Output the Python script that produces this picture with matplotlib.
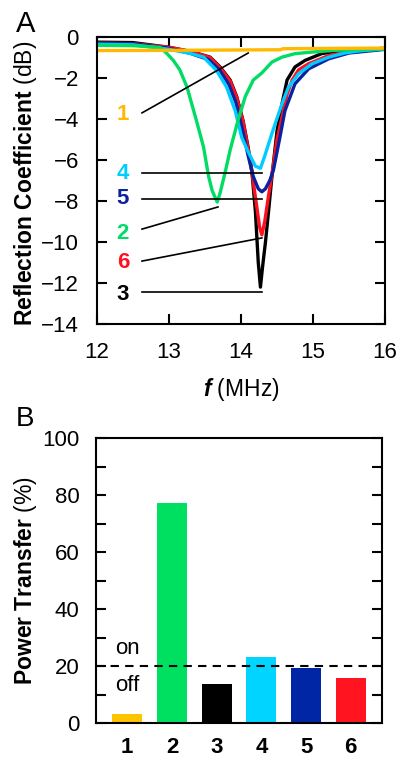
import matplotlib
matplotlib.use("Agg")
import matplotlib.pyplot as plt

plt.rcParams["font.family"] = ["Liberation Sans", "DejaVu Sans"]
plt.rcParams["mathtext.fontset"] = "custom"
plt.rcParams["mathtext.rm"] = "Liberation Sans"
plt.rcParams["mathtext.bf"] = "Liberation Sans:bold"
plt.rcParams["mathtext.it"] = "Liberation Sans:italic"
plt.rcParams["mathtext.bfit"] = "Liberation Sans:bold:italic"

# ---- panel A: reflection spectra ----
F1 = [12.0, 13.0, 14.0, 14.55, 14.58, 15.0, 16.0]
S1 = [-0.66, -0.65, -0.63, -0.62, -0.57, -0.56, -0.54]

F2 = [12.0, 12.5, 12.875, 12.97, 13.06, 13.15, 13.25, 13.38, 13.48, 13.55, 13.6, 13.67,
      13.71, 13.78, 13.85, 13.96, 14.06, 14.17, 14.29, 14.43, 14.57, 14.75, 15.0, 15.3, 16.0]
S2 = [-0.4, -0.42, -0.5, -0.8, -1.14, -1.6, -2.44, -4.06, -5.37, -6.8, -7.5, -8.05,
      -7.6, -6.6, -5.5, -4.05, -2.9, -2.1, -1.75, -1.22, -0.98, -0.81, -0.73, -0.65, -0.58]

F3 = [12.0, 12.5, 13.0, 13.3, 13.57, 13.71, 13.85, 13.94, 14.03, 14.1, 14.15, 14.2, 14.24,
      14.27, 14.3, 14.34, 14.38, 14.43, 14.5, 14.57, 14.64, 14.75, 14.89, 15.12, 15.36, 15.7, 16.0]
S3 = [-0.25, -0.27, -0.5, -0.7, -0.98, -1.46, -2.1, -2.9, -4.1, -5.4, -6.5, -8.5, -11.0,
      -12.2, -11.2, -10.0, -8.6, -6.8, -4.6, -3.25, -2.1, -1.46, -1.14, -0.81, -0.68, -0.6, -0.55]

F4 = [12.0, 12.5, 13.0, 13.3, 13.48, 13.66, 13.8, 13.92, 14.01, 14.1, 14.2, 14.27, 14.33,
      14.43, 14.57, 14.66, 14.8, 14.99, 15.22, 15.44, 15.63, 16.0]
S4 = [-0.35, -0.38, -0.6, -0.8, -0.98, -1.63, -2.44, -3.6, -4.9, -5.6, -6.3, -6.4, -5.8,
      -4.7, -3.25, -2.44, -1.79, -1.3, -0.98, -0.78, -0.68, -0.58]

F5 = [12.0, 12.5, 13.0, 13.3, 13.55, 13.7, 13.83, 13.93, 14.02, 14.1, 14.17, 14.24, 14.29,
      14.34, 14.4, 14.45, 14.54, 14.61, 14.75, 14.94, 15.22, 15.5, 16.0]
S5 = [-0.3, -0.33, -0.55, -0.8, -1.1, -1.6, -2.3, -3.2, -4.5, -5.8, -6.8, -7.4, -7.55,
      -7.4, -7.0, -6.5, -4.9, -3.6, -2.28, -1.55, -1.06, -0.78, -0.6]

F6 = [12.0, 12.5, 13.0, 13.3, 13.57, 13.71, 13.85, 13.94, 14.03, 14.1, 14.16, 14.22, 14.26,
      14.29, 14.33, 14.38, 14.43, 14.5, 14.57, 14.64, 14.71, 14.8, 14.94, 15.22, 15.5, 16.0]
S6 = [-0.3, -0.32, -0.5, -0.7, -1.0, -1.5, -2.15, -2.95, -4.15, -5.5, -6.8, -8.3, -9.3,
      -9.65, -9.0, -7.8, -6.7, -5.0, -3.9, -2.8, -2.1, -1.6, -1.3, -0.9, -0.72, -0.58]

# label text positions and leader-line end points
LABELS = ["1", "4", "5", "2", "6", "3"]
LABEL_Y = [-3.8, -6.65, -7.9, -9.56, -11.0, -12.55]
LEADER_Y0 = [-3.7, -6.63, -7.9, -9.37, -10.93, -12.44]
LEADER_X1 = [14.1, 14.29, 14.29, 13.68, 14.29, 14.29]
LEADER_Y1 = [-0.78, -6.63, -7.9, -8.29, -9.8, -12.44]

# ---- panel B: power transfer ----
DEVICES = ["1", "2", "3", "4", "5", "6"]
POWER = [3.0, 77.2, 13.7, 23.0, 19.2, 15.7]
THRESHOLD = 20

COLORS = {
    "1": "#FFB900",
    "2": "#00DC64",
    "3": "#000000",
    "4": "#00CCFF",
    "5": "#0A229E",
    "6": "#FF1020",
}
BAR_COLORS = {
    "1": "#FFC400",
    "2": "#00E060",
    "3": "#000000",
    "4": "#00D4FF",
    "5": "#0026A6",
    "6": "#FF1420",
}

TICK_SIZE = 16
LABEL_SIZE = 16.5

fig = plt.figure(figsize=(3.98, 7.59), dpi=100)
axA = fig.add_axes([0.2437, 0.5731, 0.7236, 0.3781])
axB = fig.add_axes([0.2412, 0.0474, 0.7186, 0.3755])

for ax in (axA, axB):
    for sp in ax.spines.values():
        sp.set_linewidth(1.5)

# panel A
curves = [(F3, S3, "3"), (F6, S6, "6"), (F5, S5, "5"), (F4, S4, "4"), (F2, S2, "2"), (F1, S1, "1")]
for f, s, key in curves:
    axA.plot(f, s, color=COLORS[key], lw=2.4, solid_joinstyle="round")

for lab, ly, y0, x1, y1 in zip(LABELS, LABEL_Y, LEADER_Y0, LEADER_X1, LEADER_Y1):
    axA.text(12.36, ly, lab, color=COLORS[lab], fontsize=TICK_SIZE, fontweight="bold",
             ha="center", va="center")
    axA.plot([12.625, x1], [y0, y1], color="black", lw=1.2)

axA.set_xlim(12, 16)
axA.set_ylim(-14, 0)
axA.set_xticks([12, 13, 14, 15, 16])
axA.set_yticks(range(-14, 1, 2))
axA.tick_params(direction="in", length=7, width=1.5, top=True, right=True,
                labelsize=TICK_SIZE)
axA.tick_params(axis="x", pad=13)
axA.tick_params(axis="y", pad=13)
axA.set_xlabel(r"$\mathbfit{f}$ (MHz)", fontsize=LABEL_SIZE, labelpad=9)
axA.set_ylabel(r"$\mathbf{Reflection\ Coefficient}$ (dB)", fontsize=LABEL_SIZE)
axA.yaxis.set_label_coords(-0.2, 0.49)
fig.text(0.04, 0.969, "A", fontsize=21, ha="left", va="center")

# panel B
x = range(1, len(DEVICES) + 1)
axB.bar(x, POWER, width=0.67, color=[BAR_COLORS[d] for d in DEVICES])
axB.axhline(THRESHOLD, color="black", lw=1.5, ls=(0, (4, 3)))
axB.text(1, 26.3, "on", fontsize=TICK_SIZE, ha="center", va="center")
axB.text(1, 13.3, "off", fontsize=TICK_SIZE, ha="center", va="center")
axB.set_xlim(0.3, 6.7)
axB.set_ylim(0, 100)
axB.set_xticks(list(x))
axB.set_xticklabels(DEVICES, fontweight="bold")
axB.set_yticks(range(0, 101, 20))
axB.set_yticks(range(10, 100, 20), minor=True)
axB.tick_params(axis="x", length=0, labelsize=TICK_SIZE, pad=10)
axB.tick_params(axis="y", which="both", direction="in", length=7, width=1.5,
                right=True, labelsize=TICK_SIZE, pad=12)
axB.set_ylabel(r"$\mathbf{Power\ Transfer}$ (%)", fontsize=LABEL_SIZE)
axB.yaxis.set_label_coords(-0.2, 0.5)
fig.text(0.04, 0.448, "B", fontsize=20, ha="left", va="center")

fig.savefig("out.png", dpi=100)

==

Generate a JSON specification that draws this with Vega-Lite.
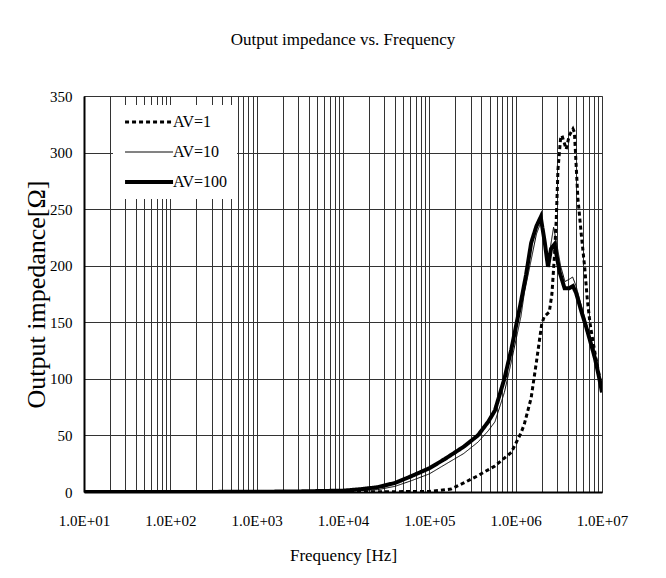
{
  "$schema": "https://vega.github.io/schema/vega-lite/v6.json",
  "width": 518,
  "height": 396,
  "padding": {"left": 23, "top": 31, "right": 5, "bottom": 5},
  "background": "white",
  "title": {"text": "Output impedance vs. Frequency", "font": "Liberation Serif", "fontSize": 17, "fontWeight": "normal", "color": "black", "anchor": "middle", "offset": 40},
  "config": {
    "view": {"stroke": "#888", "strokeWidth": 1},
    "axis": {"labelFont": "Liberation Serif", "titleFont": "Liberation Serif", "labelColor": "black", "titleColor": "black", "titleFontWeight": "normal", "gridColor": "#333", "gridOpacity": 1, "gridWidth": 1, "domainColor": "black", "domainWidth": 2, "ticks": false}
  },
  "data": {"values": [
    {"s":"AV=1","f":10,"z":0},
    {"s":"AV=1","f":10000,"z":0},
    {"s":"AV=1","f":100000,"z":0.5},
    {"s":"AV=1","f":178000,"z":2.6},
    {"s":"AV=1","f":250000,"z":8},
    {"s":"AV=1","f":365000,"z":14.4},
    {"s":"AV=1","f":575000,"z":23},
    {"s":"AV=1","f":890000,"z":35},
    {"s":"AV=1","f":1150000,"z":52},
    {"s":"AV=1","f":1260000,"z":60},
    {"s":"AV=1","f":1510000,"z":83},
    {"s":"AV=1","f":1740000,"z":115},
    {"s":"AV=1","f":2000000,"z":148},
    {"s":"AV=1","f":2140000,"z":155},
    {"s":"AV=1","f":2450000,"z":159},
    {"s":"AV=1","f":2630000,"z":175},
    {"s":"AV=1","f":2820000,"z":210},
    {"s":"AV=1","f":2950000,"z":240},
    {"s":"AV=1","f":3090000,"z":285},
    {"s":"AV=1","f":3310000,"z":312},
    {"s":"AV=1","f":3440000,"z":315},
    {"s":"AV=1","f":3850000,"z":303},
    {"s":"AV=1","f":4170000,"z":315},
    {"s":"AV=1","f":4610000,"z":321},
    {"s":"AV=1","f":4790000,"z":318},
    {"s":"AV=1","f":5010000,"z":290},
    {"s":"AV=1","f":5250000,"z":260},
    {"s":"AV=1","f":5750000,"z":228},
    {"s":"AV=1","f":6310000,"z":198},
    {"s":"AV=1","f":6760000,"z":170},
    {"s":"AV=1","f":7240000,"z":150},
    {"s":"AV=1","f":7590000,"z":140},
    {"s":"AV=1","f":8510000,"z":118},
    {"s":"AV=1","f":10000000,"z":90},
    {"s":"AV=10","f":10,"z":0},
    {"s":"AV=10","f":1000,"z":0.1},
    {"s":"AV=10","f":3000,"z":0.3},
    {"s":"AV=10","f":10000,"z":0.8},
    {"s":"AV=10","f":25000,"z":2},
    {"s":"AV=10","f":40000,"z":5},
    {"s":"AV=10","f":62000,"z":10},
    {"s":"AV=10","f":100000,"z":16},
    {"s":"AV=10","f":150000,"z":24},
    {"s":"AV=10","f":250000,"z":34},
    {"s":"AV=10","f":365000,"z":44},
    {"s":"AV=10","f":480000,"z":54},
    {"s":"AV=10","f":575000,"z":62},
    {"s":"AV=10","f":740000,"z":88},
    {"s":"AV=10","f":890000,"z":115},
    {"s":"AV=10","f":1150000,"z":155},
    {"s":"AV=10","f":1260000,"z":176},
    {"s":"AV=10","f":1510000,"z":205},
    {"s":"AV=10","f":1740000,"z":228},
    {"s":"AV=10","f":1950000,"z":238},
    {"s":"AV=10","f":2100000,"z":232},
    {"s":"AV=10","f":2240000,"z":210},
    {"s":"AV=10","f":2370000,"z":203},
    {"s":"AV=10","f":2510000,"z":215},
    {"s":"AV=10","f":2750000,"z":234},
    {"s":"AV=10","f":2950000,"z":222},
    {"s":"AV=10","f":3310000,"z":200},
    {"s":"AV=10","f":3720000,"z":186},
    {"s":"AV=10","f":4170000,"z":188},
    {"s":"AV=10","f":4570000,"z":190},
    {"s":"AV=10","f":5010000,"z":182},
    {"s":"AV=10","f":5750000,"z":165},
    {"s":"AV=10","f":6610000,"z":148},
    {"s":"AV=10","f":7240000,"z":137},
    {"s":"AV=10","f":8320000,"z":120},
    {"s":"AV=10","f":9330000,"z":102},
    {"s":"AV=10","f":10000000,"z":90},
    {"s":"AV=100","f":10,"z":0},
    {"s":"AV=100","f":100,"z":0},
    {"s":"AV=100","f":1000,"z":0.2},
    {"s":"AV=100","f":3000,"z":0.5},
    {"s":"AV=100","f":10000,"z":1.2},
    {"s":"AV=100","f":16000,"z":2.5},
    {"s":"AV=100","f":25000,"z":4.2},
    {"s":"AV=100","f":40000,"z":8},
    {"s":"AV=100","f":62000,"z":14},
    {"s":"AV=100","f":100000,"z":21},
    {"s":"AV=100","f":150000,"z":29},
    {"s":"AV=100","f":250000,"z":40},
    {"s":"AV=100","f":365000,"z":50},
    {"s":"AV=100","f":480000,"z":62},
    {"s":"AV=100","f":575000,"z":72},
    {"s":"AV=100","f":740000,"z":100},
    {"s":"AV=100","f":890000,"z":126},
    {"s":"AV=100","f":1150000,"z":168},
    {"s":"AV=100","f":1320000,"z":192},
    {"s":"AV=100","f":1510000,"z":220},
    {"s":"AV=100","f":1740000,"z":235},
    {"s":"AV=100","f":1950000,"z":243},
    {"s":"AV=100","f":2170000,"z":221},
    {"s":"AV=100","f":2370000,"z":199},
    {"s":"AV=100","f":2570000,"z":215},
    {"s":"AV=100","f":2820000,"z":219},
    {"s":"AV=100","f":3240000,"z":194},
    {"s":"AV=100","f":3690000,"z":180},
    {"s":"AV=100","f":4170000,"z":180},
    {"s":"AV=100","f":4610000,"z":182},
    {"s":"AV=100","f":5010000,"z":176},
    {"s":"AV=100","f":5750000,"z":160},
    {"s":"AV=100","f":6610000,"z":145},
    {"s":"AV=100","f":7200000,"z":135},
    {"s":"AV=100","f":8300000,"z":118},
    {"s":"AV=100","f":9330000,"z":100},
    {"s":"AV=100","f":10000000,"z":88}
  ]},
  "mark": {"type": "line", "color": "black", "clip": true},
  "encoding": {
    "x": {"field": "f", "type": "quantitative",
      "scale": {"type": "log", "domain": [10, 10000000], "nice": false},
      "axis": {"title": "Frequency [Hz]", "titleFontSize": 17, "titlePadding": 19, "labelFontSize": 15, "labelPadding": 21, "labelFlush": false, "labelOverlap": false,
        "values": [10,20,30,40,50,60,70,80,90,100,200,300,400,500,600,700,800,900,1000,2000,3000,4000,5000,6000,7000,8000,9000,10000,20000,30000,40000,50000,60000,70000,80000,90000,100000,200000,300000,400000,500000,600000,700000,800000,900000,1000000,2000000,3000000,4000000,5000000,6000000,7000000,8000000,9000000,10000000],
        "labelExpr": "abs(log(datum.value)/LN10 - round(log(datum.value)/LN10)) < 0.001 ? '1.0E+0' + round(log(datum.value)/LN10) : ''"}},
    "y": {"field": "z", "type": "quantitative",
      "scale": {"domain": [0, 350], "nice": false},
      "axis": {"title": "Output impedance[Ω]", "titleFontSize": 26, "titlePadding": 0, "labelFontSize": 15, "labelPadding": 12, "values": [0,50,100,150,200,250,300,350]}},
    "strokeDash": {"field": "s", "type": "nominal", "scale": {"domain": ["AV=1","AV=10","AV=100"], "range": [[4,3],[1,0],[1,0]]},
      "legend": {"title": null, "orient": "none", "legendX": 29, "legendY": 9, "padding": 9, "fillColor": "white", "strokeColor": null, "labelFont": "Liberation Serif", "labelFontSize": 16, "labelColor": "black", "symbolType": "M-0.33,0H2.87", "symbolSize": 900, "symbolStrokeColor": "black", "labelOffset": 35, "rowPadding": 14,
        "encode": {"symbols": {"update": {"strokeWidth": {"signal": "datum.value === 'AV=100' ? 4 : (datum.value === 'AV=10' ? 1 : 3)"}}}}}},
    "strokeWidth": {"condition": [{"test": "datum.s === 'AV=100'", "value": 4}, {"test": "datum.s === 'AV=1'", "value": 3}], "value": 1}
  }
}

### WORK TO COMPLETE
Copy exactly the stretch of lines that starts at the line holding "Output the Python" and ends at the line holding "-0.73, -0.65, -0.58]". Drop the pictures.

### THE RESPONSE
Output the Python script that produces this picture with matplotlib.
import matplotlib
matplotlib.use("Agg")
import matplotlib.pyplot as plt

plt.rcParams["font.family"] = ["Liberation Sans", "DejaVu Sans"]
plt.rcParams["mathtext.fontset"] = "custom"
plt.rcParams["mathtext.rm"] = "Liberation Sans"
plt.rcParams["mathtext.bf"] = "Liberation Sans:bold"
plt.rcParams["mathtext.it"] = "Liberation Sans:italic"
plt.rcParams["mathtext.bfit"] = "Liberation Sans:bold:italic"

# ---- panel A: reflection spectra ----
F1 = [12.0, 13.0, 14.0, 14.55, 14.58, 15.0, 16.0]
S1 = [-0.66, -0.65, -0.63, -0.62, -0.57, -0.56, -0.54]

F2 = [12.0, 12.5, 12.875, 12.97, 13.06, 13.15, 13.25, 13.38, 13.48, 13.55, 13.6, 13.67,
      13.71, 13.78, 13.85, 13.96, 14.06, 14.17, 14.29, 14.43, 14.57, 14.75, 15.0, 15.3, 16.0]
S2 = [-0.4, -0.42, -0.5, -0.8, -1.14, -1.6, -2.44, -4.06, -5.37, -6.8, -7.5, -8.05,
      -7.6, -6.6, -5.5, -4.05, -2.9, -2.1, -1.75, -1.22, -0.98, -0.81, -0.73, -0.65, -0.58]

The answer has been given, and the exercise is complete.